The trial has riveted Egyptians and stoked tensions between supporters and opponents of Mubarak. "In my 30 years of experience with state security, I have not heard of any incident where an order was given to use live ammunition against protesters," police officer General Hussein Saeed Mohamed Mursi, 54, told the court. Mursi, head of communication in the state security service, was in the police operations room during the uprising. Three other senior officers were to give testimony on Monday.
Proceedings were delayed by a fight in the court when a Mubarak supporter lifted up a photo of the former president, angering relatives of victims of the uprising. Lawyers for plaintiffs also entered the fray. Police stepped in to separate them, those in court said. The agitation prompted Judge Ahmed Refaat to call a recess. In the last session, the judge banned live television coverage inside the chamber.

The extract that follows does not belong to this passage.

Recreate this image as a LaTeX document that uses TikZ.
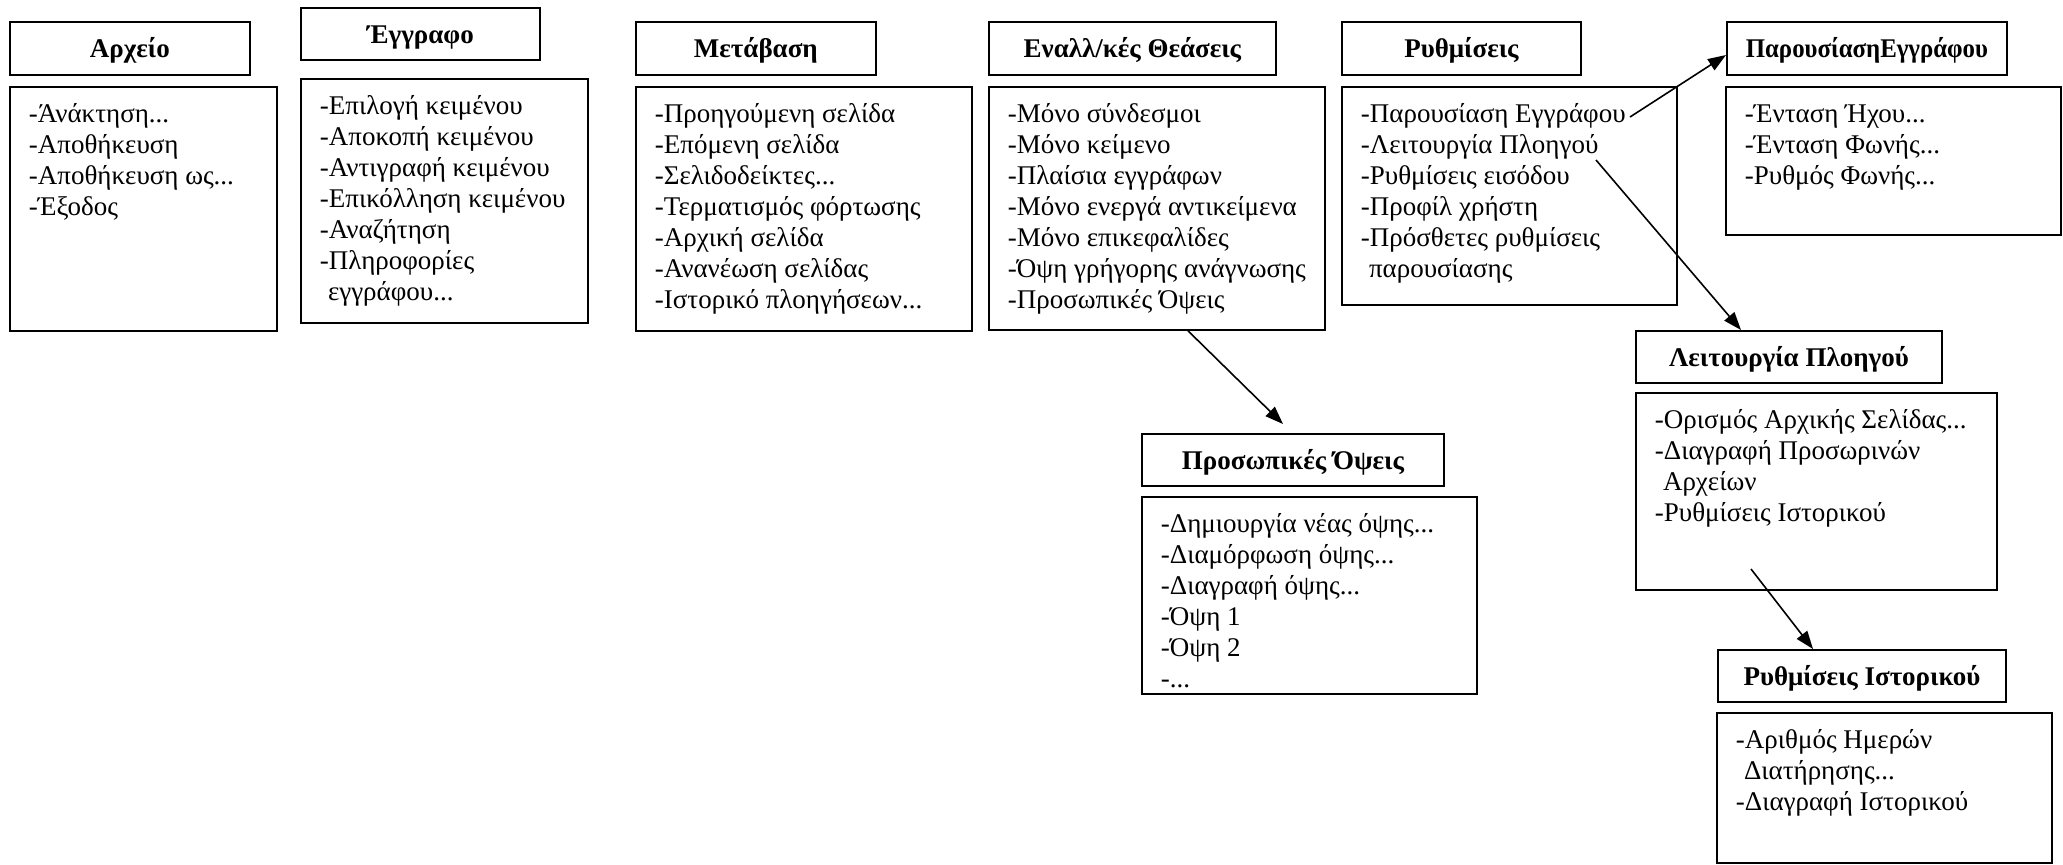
\documentclass[tikz,border=0pt]{standalone}
\usepackage{fontspec}
\setmainfont{Liberation Serif}
\usetikzlibrary{arrows.meta,calc}
\newcommand\menutext[3]{\begin{minipage}[t][#2][t]{#1}\raggedright\setlength{\leftskip}{9.5pt}\fontsize{13.5}{15.5}\selectfont\rule{0pt}{18pt}#3\end{minipage}}
\newcommand\cont{\hspace*{0.3em}}
\tikzset{
  ttl/.style={draw, line width=0.9pt, inner sep=0pt, anchor=north west, text height=11.6pt, text depth=2.5pt, font=\fontsize{13.5}{15}\selectfont\bfseries},
  lst/.style={draw, line width=0.9pt, inner sep=0pt, anchor=north west},
  arr/.style={line width=0.8pt, -{Triangle[length=9pt,width=6.5pt]}}
}
\begin{document}
\begin{tikzpicture}[x=0.5pt,y=-0.5pt]
\useasboundingbox (0,0) rectangle (2063,864);
% Αρχείο
\node[ttl, minimum width=120pt, minimum height=26.5pt] (At) at (9,21) {Αρχείο};
\node[lst] (Al) at (9,86) {\menutext{133.5pt}{122pt}{-Άνάκτηση...\\-Αποθήκευση\\-Αποθήκευση ως...\\-Έξοδος}};
% Έγγραφο
\node[ttl, minimum width=119.5pt, minimum height=26pt] (Et) at (300,7) {Έγγραφο};
\node[lst] (El) at (300,78) {\menutext{143.5pt}{122pt}{-Επιλογή κειμένου\\-Αποκοπή κειμένου\\-Αντιγραφή κειμένου\\-Επικόλληση κειμένου\\-Αναζήτηση\\-Πληροφορίες\\\cont εγγράφου...}};
% Μετάβαση
\node[ttl, minimum width=120pt, minimum height=26.5pt] (Mt) at (635,21) {Μετάβαση};
\node[lst] (Ml) at (635,86) {\menutext{168pt}{122pt}{-Προηγούμενη σελίδα\\-Επόμενη σελίδα\\-Σελιδοδείκτες...\\-Τερματισμός φόρτωσης\\-Αρχική σελίδα\\-Ανανέωση σελίδας\\-Ιστορικό πλοηγήσεων...}};
% Εναλλ/κές Θεάσεις
\node[ttl, minimum width=143.5pt, minimum height=26.5pt] (Vt) at (988,21) {Εναλλ/κές Θεάσεις};
\node[lst] (Vl) at (988,86) {\menutext{168pt}{121.5pt}{-Μόνο σύνδεσμοι\\-Μόνο κείμενο\\-Πλαίσια εγγράφων\\-Μόνο ενεργά αντικείμενα\\-Μόνο επικεφαλίδες\\-Όψη γρήγορης ανάγνωσης\\-Προσωπικές Όψεις}};
% Ρυθμίσεις
\node[ttl, minimum width=119.5pt, minimum height=26.5pt] (Rt) at (1341,21) {Ρυθμίσεις};
\node[lst] (Rl) at (1341,86) {\menutext{167.5pt}{109pt}{-Παρουσίαση Εγγράφου\\-Λειτουργία Πλοηγού\\-Ρυθμίσεις εισόδου\\-Προφίλ χρήστη\\-Πρόσθετες ρυθμίσεις\\\cont παρουσίασης}};
% ΠαρουσίασηΕγγράφου
\node[ttl, minimum width=140pt, minimum height=26.5pt] (Pt) at (1726,21) {\scalebox{0.92}[1]{ΠαρουσίασηΕγγράφου}};
\node[lst] (Pl) at (1725,86) {\menutext{167.5pt}{74pt}{-Ένταση Ήχου...\\-Ένταση Φωνής...\\-Ρυθμός Φωνής...}};
% Λειτουργία Πλοηγού
\node[ttl, minimum width=153pt, minimum height=26pt] (Lt) at (1635,330) {Λειτουργία Πλοηγού};
\node[lst] (Ll) at (1635,392) {\menutext{180.5pt}{98.5pt}{-Ορισμός Αρχικής Σελίδας...\\-Διαγραφή Προσωρινών\\\cont Αρχείων\\-Ρυθμίσεις Ιστορικού}};
% Προσωπικές Όψεις
\node[ttl, minimum width=151pt, minimum height=26pt] (Ot) at (1141,433) {Προσωπικές Όψεις};
\node[lst] (Ol) at (1141,496) {\menutext{167.5pt}{98.5pt}{-Δημιουργία νέας όψης...\\-Διαμόρφωση όψης...\\-Διαγραφή όψης...\\-Όψη 1\\-Όψη 2\\-...}};
% Ρυθμίσεις Ιστορικού
\node[ttl, minimum width=144pt, minimum height=26pt] (Ht) at (1717,649) {Ρυθμίσεις Ιστορικού};
\node[lst] (Hl) at (1716,712) {\menutext{167.5pt}{75pt}{-Αριθμός Ημερών\\\cont Διατήρησης...\\-Διαγραφή Ιστορικού}};
% connectors
\coordinate (a1s) at ($(Vl.south west)+(200,0)$);
\coordinate (a1e) at ($(Ot.north west)+(142,-9)$);
\coordinate (a2s) at ($(Rl.north west)+(289,31)$);
\coordinate (a2e) at ($(Pt.north west)+(0,34)$);
\coordinate (a3s) at ($(Rl.north west)+(255,74)$);
\coordinate (a3e) at ($(Lt.north west)+(106,0)$);
\coordinate (a4s) at ($(Ll.north west)+(116,177)$);
\coordinate (a4e) at ($(Ht.north west)+(96,0)$);
\draw[arr] (a1s) -- (a1e);
\draw[arr] (a2s) -- (a2e);
\draw[arr] (a3s) -- (a3e);
\draw[arr] (a4s) -- (a4e);
\end{tikzpicture}
\end{document}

Outside, supporters chanted: "He gave us 30 years of protection, Mubarak hold your head up high." Nearby, anti-Mubarak protesters hurled stones at police lines and some officers threw rocks back. At one point police with shields and batons charged a group of demonstrators.

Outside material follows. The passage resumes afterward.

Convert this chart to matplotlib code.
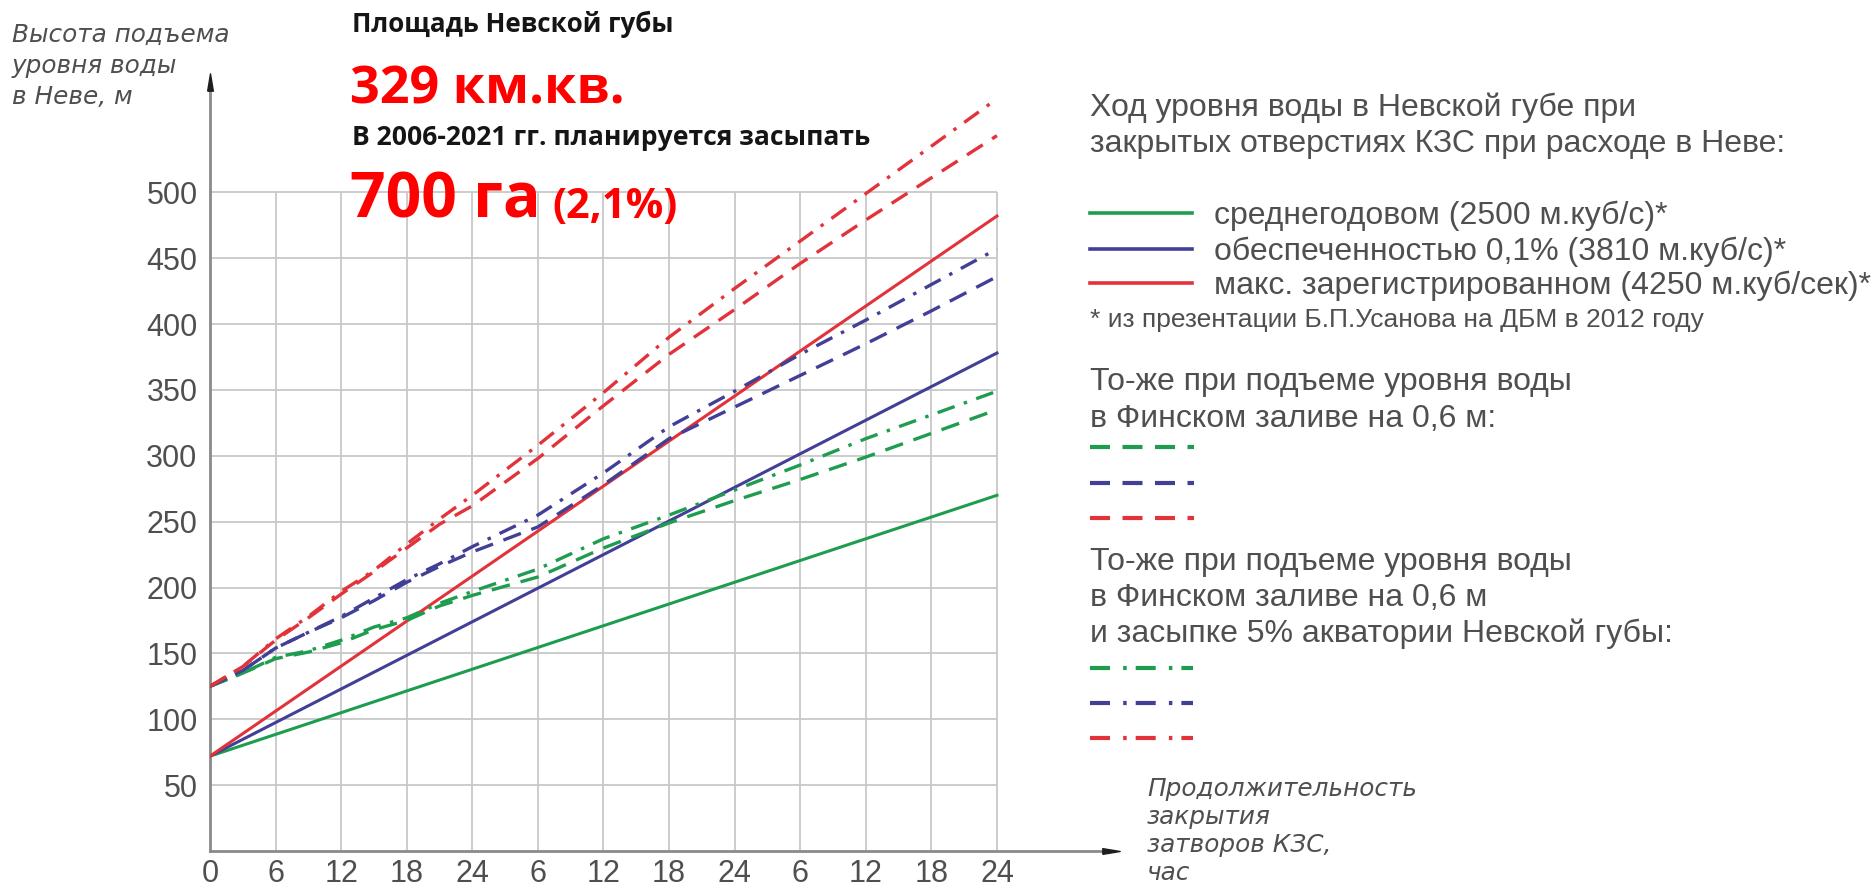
import matplotlib
matplotlib.use("Agg")
import matplotlib.pyplot as plt

# ---------------- data ----------------
hours = [0, 3, 6, 9, 12, 15, 18, 21, 24, 30, 36, 42, 48, 54, 60, 66, 72]
solid_hours = [0, 72]
green_solid = [72, 270]
blue_solid = [72, 378]
red_solid = [72, 482]

green_dashed = [125, 135, 146, 151, 158, 168, 175, 186, 194, 208, 230, 249, 266, 282, 299, 317, 335]
blue_dashed = [125, 137, 154, 166, 177, 190, 204, 216, 227, 246, 278, 313, 337, 361, 385, 410, 436]
red_dashed = [125, 140, 160, 177, 195, 212, 230, 248, 262, 298, 338, 377, 411, 446, 479, 511, 543]
green_dashdot = [125, 135, 147, 152, 160, 170, 177, 188, 197, 214, 237, 255, 274, 293, 313, 331, 349]
blue_dashdot = [125, 137, 154, 166, 178, 192, 206, 218, 231, 255, 287, 322, 349, 377, 403, 430, 457]
red_dashdot = [125, 140, 161, 178, 197, 213, 233, 252, 270, 308, 348, 390, 427, 463, 499, 535, 571]

xtick_positions = [0, 6, 12, 18, 24, 30, 36, 42, 48, 54, 60, 66, 72]
xtick_labels = ["0", "6", "12", "18", "24", "6", "12", "18", "24", "6", "12", "18", "24"]
ytick_values = [50, 100, 150, 200, 250, 300, 350, 400, 450, 500]

legend_solid = ["среднегодовом (2500 м.куб/с)*",
                "обеспеченностью 0,1% (3810 м.куб/с)*",
                "макс. зарегистрированном (4250 м.куб/сек)*"]

# ---------------- style ----------------
plt.rcParams['font.family'] = ['Liberation Sans', 'DejaVu Sans']
plt.rcParams['lines.scale_dashes'] = False

GREEN = '#1f9d4f'
BLUE = '#423f96'
RED = '#e2333b'
GRID = '#c8c8c8'
AXC = '#8a8a8a'
TXT = '#4f4f4f'

W, H = 1874, 890
X0, PXH = 210.0, 10.93        # pixel of hour 0, pixels per hour
Y0, PXU = 851.0, 1.3174       # pixel of value 0, pixels per unit
RIGHT, TOP = 1111.5, 81.5

fig = plt.figure(figsize=(W / 100, H / 100), dpi=100)
ax = fig.add_axes([X0 / W, (H - Y0) / H, (RIGHT - X0) / W, (Y0 - TOP) / H])
ax.set_xlim(0, (RIGHT - X0) / PXH)
ax.set_ylim(0, (Y0 - TOP) / PXU)

for s in ['top', 'right']:
    ax.spines[s].set_visible(False)
for s in ['left', 'bottom']:
    ax.spines[s].set_color(AXC)
    ax.spines[s].set_linewidth(2.0)

ax.hlines(ytick_values, 0, 72, colors=GRID, lw=1.3, zorder=0.5)
ax.vlines(xtick_positions[1:], 0, 500, colors=GRID, lw=1.3, zorder=0.5)

ax.set_xticks(xtick_positions, xtick_labels)
ax.set_yticks(ytick_values, [str(v) for v in ytick_values])
ax.tick_params(axis='both', length=0, labelsize=22, labelcolor=TXT)
ax.tick_params(axis='y', pad=9)
ax.tick_params(axis='x', pad=6)

# arrows
right_arrow = [(-1, -0.33), (1, 0), (-1, 0.33), (-1, -0.33)]
up_arrow = [(-0.33, -1), (0, 1), (0.33, -1), (-0.33, -1)]
ax.plot([1], [0], marker=right_arrow, ms=12.5, color='#1e1e1e', transform=ax.transAxes, clip_on=False, zorder=6)
ax.plot([0], [1], marker=up_arrow, ms=12.5, color='#1e1e1e', transform=ax.transAxes, clip_on=False, zorder=6)

DASH = (0, (13.5, 8))
DASHDOT = (0, (13, 7, 2.5, 7))

ax.plot(solid_hours, green_solid, color=GREEN, lw=2.2, zorder=3)
ax.plot(solid_hours, blue_solid, color=BLUE, lw=2.2, zorder=3)
ax.plot(solid_hours, red_solid, color=RED, lw=2.2, zorder=3)
ax.plot(hours, green_dashed, color=GREEN, lw=2.4, ls=DASH, zorder=3)
ax.plot(hours, blue_dashed, color=BLUE, lw=2.4, ls=DASH, zorder=3)
ax.plot(hours, red_dashed, color=RED, lw=2.4, ls=DASH, zorder=3)
ax.plot(hours, green_dashdot, color=GREEN, lw=2.4, ls=DASHDOT, zorder=3)
ax.plot(hours, blue_dashdot, color=BLUE, lw=2.4, ls=DASHDOT, zorder=3)
ax.plot(hours, red_dashdot, color=RED, lw=2.4, ls=DASHDOT, zorder=3)

# ---------------- overlay in pixel coordinates ----------------
ov = fig.add_axes([0, 0, 1, 1], zorder=5)
ov.set_xlim(0, W)
ov.set_ylim(H, 0)
ov.axis('off')
ov.patch.set_alpha(0)

# axis labels
ital = dict(family=['DejaVu Sans'], style='italic', color=TXT, fontsize=17.8, va='baseline')
for txt, yb in zip(["Высота подъема", "уровня воды", "в Неве, м"], [42, 73, 104]):
    ov.text(12, yb, txt, **ital)
for txt, yb in zip(["Продолжительность", "закрытия", "затворов КЗС,", "час"], [796, 824, 852, 880]):
    ov.text(1147, yb, txt, **ital)

# titles
bold = dict(family=['Open Sans', 'DejaVu Sans'], fontweight='bold', va='baseline')
ov.text(352, 32, "Площадь Невской губы", color='#151515', fontsize=18.7, **bold)
ov.text(350, 104, "329 км.кв.", color='#ff0000', fontsize=37.5, **bold)
ov.text(352, 145, "В 2006-2021 гг. планируется засыпать", color='#151515', fontsize=19.1, **bold)
ov.text(350, 218, "700 га", color='#ff0000', fontsize=45, **bold)
ov.text(552, 218, "(2,1%)", color='#ff0000', fontsize=30, **bold)

# right legend
reg = dict(color=TXT, fontsize=23, va='baseline')
ov.text(1090, 116, "Ход уровня воды в Невской губе при", **reg)
ov.text(1090, 152, "закрытых отверстиях КЗС при расходе в Неве:", **reg)
for c, yl, txt in zip([GREEN, BLUE, RED], [213, 249, 283], legend_solid):
    ov.plot([1090, 1192], [yl, yl], color=c, lw=2.6)
    ov.text(1214, yl + 11, txt, **reg)
ov.text(1090, 327, "* из презентации Б.П.Усанова на ДБМ в 2012 году", color=TXT, fontsize=19, va='baseline')

ov.text(1090, 390, "То-же при подъеме уровня воды", **reg)
ov.text(1090, 427, "в Финском заливе на 0,6 м:", **reg)
for c, yl in zip([GREEN, BLUE, RED], [447, 483, 518]):
    ov.plot([1090, 1194], [yl, yl], color=c, lw=3.0, ls=(0, (14.4, 9)))

ov.text(1090, 570, "То-же при подъеме уровня воды", **reg)
ov.text(1090, 606, "в Финском заливе на 0,6 м", **reg)
ov.text(1090, 642, "и засыпке 5% акватории Невской губы:", **reg)
for c, yl in zip([GREEN, BLUE, RED], [668, 703, 738]):
    ov.plot([1090, 1193], [yl, yl], color=c, lw=3.0, ls=(0, (14.4, 9.5, 2.5, 6.5)))

fig.savefig("out.png", dpi=100, facecolor='white')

"He has to be hanged. We don't want any more delays in the court session," said Mohamed Essam, who had travelled to Cairo from the Nile Delta town of Kafr el-Sheikh. A man with blood on his face shouted: "I call on the free Egyptian people, the youth of the revolution, to see what state security is doing with the revolutionaries." Many Egyptians are furious at police for their tactics in the uprising against Mubarak. Witnesses said police used tear gas, water cannon, rubber bullets and live ammunition.
Mursi described events on January 28, one of the most violent days, when he said police were ordered to prevent protesters from reaching Tahrir Square, the centre of the protests. "The orders were to deal with the protesters as the situation mandated and the freedom was left to them to deal with protesters in a manner that they saw fit," Mursi said.